In den letzten Jahren erleben wir allerdings eine wachsende Unzufriedenheit bei der Durchführung dieser Verfahren. Es gibt Entwicklungen, die Fairness und eine Chancengleichheit gefährden:
Die Vorauswahl der Teilnehmer ist fragwürdig, kompliziert und schränkt die Möglichkeiten junger Büros ein. Bei vielen Verfahren führt die hohe Teilnehmerzahl dazu, dass der Aufwand in keinem Verhältnis mehr zum Risiko einer Teilnahme stehen. Eine Auftragsvergabe ist auch nach Wettbewerbsgewinn nicht sichergestellt. Hohe Ansprüche an besondere Themen, wie z.B. an Nachhaltigkeit und Konstruktion erfordern eine frühzeitige Einbindung von Fachingenieuren.
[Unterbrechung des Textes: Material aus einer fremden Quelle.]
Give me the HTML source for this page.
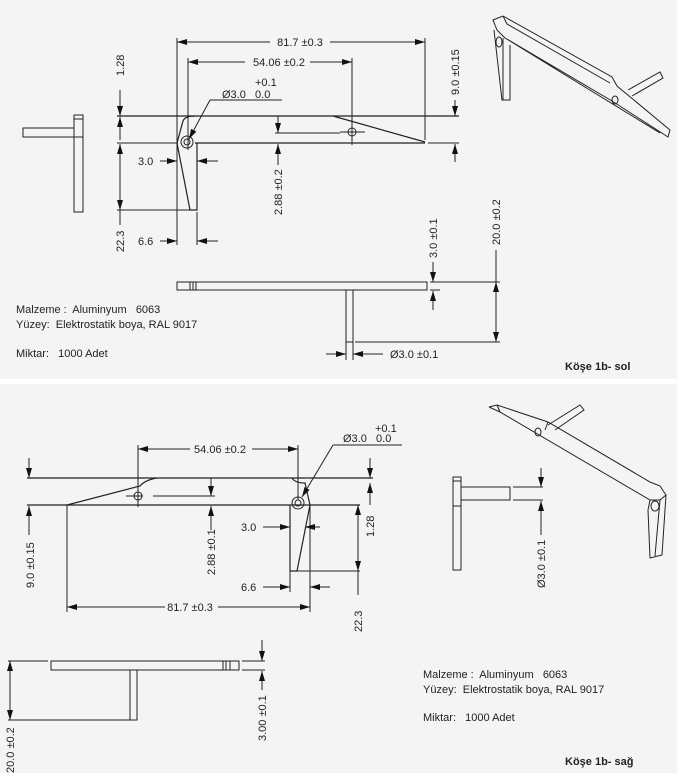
<!DOCTYPE html>
<html><head><meta charset="utf-8"><style>
html,body{margin:0;padding:0;background:#f4f4f4}
svg{display:block}
text{font-family:"Liberation Sans",sans-serif;font-size:11px;fill:#222;white-space:pre}
</style></head><body>
<svg width="677" height="773" viewBox="0 0 677 773" xmlns="http://www.w3.org/2000/svg" xml:space="preserve">
<defs><marker id="a" viewBox="0 0 10 6" refX="10" refY="3" markerWidth="10" markerHeight="6" markerUnits="userSpaceOnUse" orient="auto"><path d="M0,0L10,3L0,6z" fill="#111"/></marker></defs>
<rect x="0" y="379" width="677" height="5" fill="#fff"/>
<g stroke="#222" stroke-width="1" fill="none">
<line x1="177" y1="38" x2="177" y2="245"/><line x1="425" y1="38" x2="425" y2="140"/>
<line x1="270" y1="42" x2="177" y2="42" marker-end="url(#a)"/><line x1="330" y1="42" x2="425" y2="42" marker-end="url(#a)"/>
<line x1="188" y1="58" x2="188" y2="150"/><line x1="352" y1="58" x2="352" y2="145"/>
<line x1="245" y1="62" x2="188" y2="62" marker-end="url(#a)"/><line x1="310" y1="62" x2="352" y2="62" marker-end="url(#a)"/>
<line x1="117" y1="116" x2="459" y2="116" stroke-width="1.3"/>
<line x1="117" y1="143" x2="178" y2="143"/><line x1="195" y1="143" x2="425" y2="143" stroke-width="1.3"/><line x1="428" y1="143" x2="459" y2="143"/>
<path d="M195,116 Q185,116 183,121 L177,143 L190,210 L197,210 L197,143 M333,116 L340,118 L425,142" stroke-width="1.2"/>
<circle cx="187" cy="142" r="6"/><circle cx="187" cy="142" r="3"/>
<circle cx="352" cy="132" r="4"/><line x1="340" y1="132" x2="365" y2="132"/>
<line x1="275" y1="133" x2="340" y2="133"/>
<line x1="120" y1="90" x2="120" y2="116" marker-end="url(#a)"/><line x1="120" y1="140" x2="120" y2="117" marker-end="url(#a)"/>
<line x1="120" y1="180" x2="120" y2="144" marker-end="url(#a)"/><line x1="120" y1="180" x2="120" y2="210" marker-end="url(#a)"/><line x1="120" y1="210" x2="120" y2="225"/>
<line x1="117" y1="210" x2="190" y2="210"/>
<line x1="160" y1="161" x2="177" y2="161" marker-end="url(#a)"/><line x1="218" y1="161" x2="197" y2="161" marker-end="url(#a)"/>
<line x1="160" y1="241" x2="177" y2="241" marker-end="url(#a)"/><line x1="218" y1="241" x2="197" y2="241" marker-end="url(#a)"/><line x1="197" y1="212" x2="197" y2="245"/>
<line x1="278" y1="116" x2="278" y2="133" marker-end="url(#a)"/><line x1="278" y1="165" x2="278" y2="144" marker-end="url(#a)"/>
<line x1="455" y1="100" x2="455" y2="116" marker-end="url(#a)"/><line x1="455" y1="162" x2="455" y2="144" marker-end="url(#a)"/>
<line x1="210" y1="100" x2="282" y2="100"/><line x1="210" y1="100" x2="189" y2="139" marker-end="url(#a)"/>
<rect x="74" y="115" width="9" height="97"/><line x1="74" y1="119" x2="83" y2="119"/><line x1="74" y1="137" x2="83" y2="137"/>
<rect x="23" y="128" width="51" height="9"/>
<rect x="177" y="282" width="250" height="8"/><line x1="190" y1="282" x2="190" y2="290"/><line x1="193" y1="282" x2="193" y2="290"/><line x1="196" y1="282" x2="196" y2="290"/>
<path d="M346,290 L346,342 L353,342 L353,290"/>
<line x1="430" y1="282" x2="500" y2="282"/><line x1="430" y1="290" x2="440" y2="290"/>
<line x1="433" y1="262" x2="433" y2="282" marker-end="url(#a)"/><line x1="433" y1="310" x2="433" y2="291" marker-end="url(#a)"/>
<line x1="496" y1="310" x2="496" y2="282" marker-end="url(#a)"/><line x1="496" y1="310" x2="496" y2="342" marker-end="url(#a)"/><line x1="496" y1="250" x2="496" y2="282"/>
<line x1="355" y1="342" x2="500" y2="342"/><line x1="346" y1="342" x2="346" y2="360"/><line x1="353" y1="342" x2="353" y2="360"/>
<line x1="326" y1="354" x2="346" y2="354" marker-end="url(#a)"/><line x1="383" y1="354" x2="353" y2="354" marker-end="url(#a)"/>
<path d="M493,20 L503,16 L612,77 L617,86 L670,130 L668,137 L612,101 L505,38 L497,30 Z M503,16 L507,24 L610,83 M497,30 L505,38 L660,133 M494,30 L502,100 L510,100 L510,45 M503,38 L503,100 M628,90 L660,72 L663,78 L632,96"/>
<ellipse cx="499" cy="42" rx="3" ry="5"/><ellipse cx="615" cy="100" rx="3" ry="4"/>
<line x1="138" y1="445" x2="138" y2="507"/><line x1="298" y1="445" x2="298" y2="500"/>
<line x1="190" y1="449" x2="138" y2="449" marker-end="url(#a)"/><line x1="252" y1="449" x2="298" y2="449" marker-end="url(#a)"/>
<line x1="27" y1="478" x2="373" y2="478" stroke-width="1.3"/>
<line x1="27" y1="505" x2="360" y2="505" stroke-width="1.2"/>
<path d="M67,505 L140,486 Q145,480 157,478 M292,478 Q295,483 305,483 L310,505 L297,571 L290,571 L290,505" stroke-width="1.2"/>
<circle cx="298" cy="503" r="6"/><circle cx="298" cy="503" r="3"/>
<circle cx="138" cy="496" r="4"/><line x1="126" y1="496" x2="143" y2="496"/><line x1="153" y1="496" x2="215" y2="496"/>
<line x1="211" y1="478" x2="211" y2="496" marker-end="url(#a)"/><line x1="211" y1="530" x2="211" y2="506" marker-end="url(#a)"/>
<line x1="29" y1="458" x2="29" y2="478" marker-end="url(#a)"/><line x1="29" y1="535" x2="29" y2="506" marker-end="url(#a)"/>
<line x1="67" y1="505" x2="67" y2="612"/><line x1="310" y1="505" x2="310" y2="612"/><line x1="290" y1="571" x2="290" y2="592"/>
<line x1="165" y1="607" x2="67" y2="607" marker-end="url(#a)"/><line x1="218" y1="607" x2="310" y2="607" marker-end="url(#a)"/>
<line x1="263" y1="527" x2="290" y2="527" marker-end="url(#a)"/><line x1="320" y1="527" x2="305" y2="527" marker-end="url(#a)"/>
<line x1="263" y1="587" x2="290" y2="587" marker-end="url(#a)"/><line x1="330" y1="587" x2="310" y2="587" marker-end="url(#a)"/>
<line x1="370" y1="458" x2="370" y2="478" marker-end="url(#a)"/><line x1="370" y1="505" x2="370" y2="483" marker-end="url(#a)"/>
<line x1="358" y1="540" x2="358" y2="505" marker-end="url(#a)"/><line x1="358" y1="540" x2="358" y2="571" marker-end="url(#a)"/><line x1="358" y1="571" x2="358" y2="595"/>
<line x1="297" y1="571" x2="360" y2="571"/>
<line x1="333" y1="445" x2="402" y2="445"/><line x1="333" y1="445" x2="302" y2="497" marker-end="url(#a)"/>
<rect x="453" y="477" width="8" height="93"/><line x1="453" y1="481" x2="461" y2="481"/><line x1="453" y1="506" x2="461" y2="506"/>
<rect x="461" y="487" width="49" height="13"/>
<line x1="513" y1="487" x2="543" y2="487"/><line x1="513" y1="500" x2="543" y2="500"/>
<line x1="541" y1="468" x2="541" y2="487" marker-end="url(#a)"/><line x1="541" y1="535" x2="541" y2="501" marker-end="url(#a)"/>
<path d="M489,407 L497,405 L548,422 L650,482 L660,486 L666,495 L662,555 L650,558 L648,510 M489,407 L500,412 L650,500 L660,500 L666,495 M500,412 L497,405 M548,422 L545,430 M650,500 L648,510 M660,500 L655,556 M548,425 L580,405 L584,410 L555,430"/>
<ellipse cx="538" cy="432" rx="3" ry="4"/><ellipse cx="655" cy="506" rx="4" ry="5"/>
<rect x="51" y="661" width="188" height="9"/><line x1="223" y1="661" x2="223" y2="670"/><line x1="226" y1="661" x2="226" y2="670"/><line x1="230" y1="661" x2="230" y2="670"/>
<path d="M130,670 L130,720 L137,720 L137,670"/>
<line x1="8" y1="661" x2="48" y2="661"/><line x1="8" y1="720" x2="130" y2="720"/>
<line x1="10" y1="690" x2="10" y2="661" marker-end="url(#a)"/><line x1="10" y1="690" x2="10" y2="720" marker-end="url(#a)"/>
<line x1="242" y1="661" x2="265" y2="661"/><line x1="242" y1="670" x2="265" y2="670"/>
<line x1="262" y1="640" x2="262" y2="661" marker-end="url(#a)"/><line x1="262" y1="690" x2="262" y2="671" marker-end="url(#a)"/>
</g>
<g>
<text x="300" y="46" text-anchor="middle">81.7 ±0.3</text>
<text x="279" y="66" text-anchor="middle">54.06 ±0.2</text>
<text x="255" y="86">+0.1</text>
<text x="222" y="98">Ø3.0   0.0</text>
<text x="138" y="165">3.0</text>
<text x="138" y="245">6.6</text>
<text transform="translate(124,76) rotate(-90)">1.28</text>
<text transform="translate(124,252) rotate(-90)">22.3</text>
<text transform="translate(282,215) rotate(-90)">2.88 ±0.2</text>
<text transform="translate(459,95) rotate(-90)">9.0 ±0.15</text>
<text transform="translate(437,258) rotate(-90)">3.0 ±0.1</text>
<text transform="translate(500,245) rotate(-90)">20.0 ±0.2</text>
<text x="390" y="358">Ø3.0 ±0.1</text>
<text x="16" y="313">Malzeme :  Aluminyum   6063</text>
<text x="16" y="328">Yüzey:  Elektrostatik boya, RAL 9017</text>
<text x="16" y="357">Miktar:   1000 Adet</text>
<text x="565" y="370" font-weight="bold">Köşe 1b- sol</text>
<text x="220" y="453" text-anchor="middle">54.06 ±0.2</text>
<text x="375" y="432">+0.1</text>
<text x="343" y="442">Ø3.0   0.0</text>
<text x="241" y="531">3.0</text>
<text x="241" y="591">6.6</text>
<text x="190" y="611" text-anchor="middle">81.7 ±0.3</text>
<text transform="translate(215,575) rotate(-90)">2.88 ±0.1</text>
<text transform="translate(34,588) rotate(-90)">9.0 ±0.15</text>
<text transform="translate(374,537) rotate(-90)">1.28</text>
<text transform="translate(362,632) rotate(-90)">22.3</text>
<text transform="translate(545,588) rotate(-90)">Ø3.0 ±0.1</text>
<text transform="translate(14,773) rotate(-90)">20.0 ±0.2</text>
<text transform="translate(266,741) rotate(-90)">3.00 ±0.1</text>
<text x="423" y="678">Malzeme :  Aluminyum   6063</text>
<text x="423" y="693">Yüzey:  Elektrostatik boya, RAL 9017</text>
<text x="423" y="721">Miktar:   1000 Adet</text>
<text x="565" y="765" font-weight="bold">Köşe 1b- sağ</text>
</g>
</svg>
</body></html>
Diese werden allerdings bei der Auftragsvergabe im Anschluss sehr oft übergangen. Die Bereitschaft zur Mitarbeit bei Wettbewerben schwindet bei vielen Ingenieurbüros.
Gerade bei öffentlichen Verfahren sind Preisgerichte oft über Jahre gleich besetzt. Die Preisgerichte sollten öfter wechseln, um eine Berechenbarkeit von Lösungen zu vermeiden und mehr Mut und Freiräume zulassen.
Daher empfehlen wir eine grundlegende Reform des Wettbewerbswesen auf Basis folgender Überlegungen:
Beschränkung der Teilnehmer
Je nach Projektgröße maximal 5 bis 10 Teilnehmer, um einem Preisgericht genügend Zeit der Beschäftigung mit den Arbeiten zu geben und das Risiko der Teilnehmer einzugrenzen.
Davon können ein Drittel der Teilnehmer vom Auslober gesetzt werden.
Die anderen werden aus den Bewerbern gelost, welche ihr Interesse bekundet haben (ohne weitere Qualifikationsnachweise).
Die anderen werden aus den Bewerbern gelost, welche ihr Interesse bekundet haben (ohne weitere Qualifikationsnachweise).
Vergütung der Leistungen
Vergütung der Leistung in Höhe des Honorars für den Vorentwurf auf die Teilnehmer aufgeteilt. Keine Preisgelder.
Das Bearbeitungshonorar kann bei Beauftragung angerechnet werden, wenn sich die Vorentwurfsplanung nicht grundlegend vom Wettbewerbsergebnis unterscheidet.
Auftragsvergabe
An den Preisträger des 1. Preises.
Preisgerichte
Die Preisrichter müssen öfter rotieren. Auch junge Büros sollten eingeladen werden Preisrichter zu werden, um mehr Mut und weniger Berechenbarkeit in den Verfahren zu bekommen.
Generell muss eine eindeutige Regel mögliche Auftragsübernahmen der Preisrichter und der Vorprüfer im Anschluss oder in Folgeverfahren ausgeschlossen werden.
Fachplaner
Bei geforderten Wettbewerbsleistungen, die nur durch Fachplaner zu erbringen sind, muss das gesamte Planungsteam als Preisträger mit der Aufgabe beauftragt werden. Im Wettbewerb eingeschaltete Fachplaner müssen verpflichtend im Anschluss an einen Wettbewerbsgewinn zur Angebotsabgabe aufgefordert werden.
Wir würden uns freuen, wenn Sie diese Vorschläge mit Ihren Gremien unterstützen, und stehen für einen weiteren Austausch gerne zur Verfügung.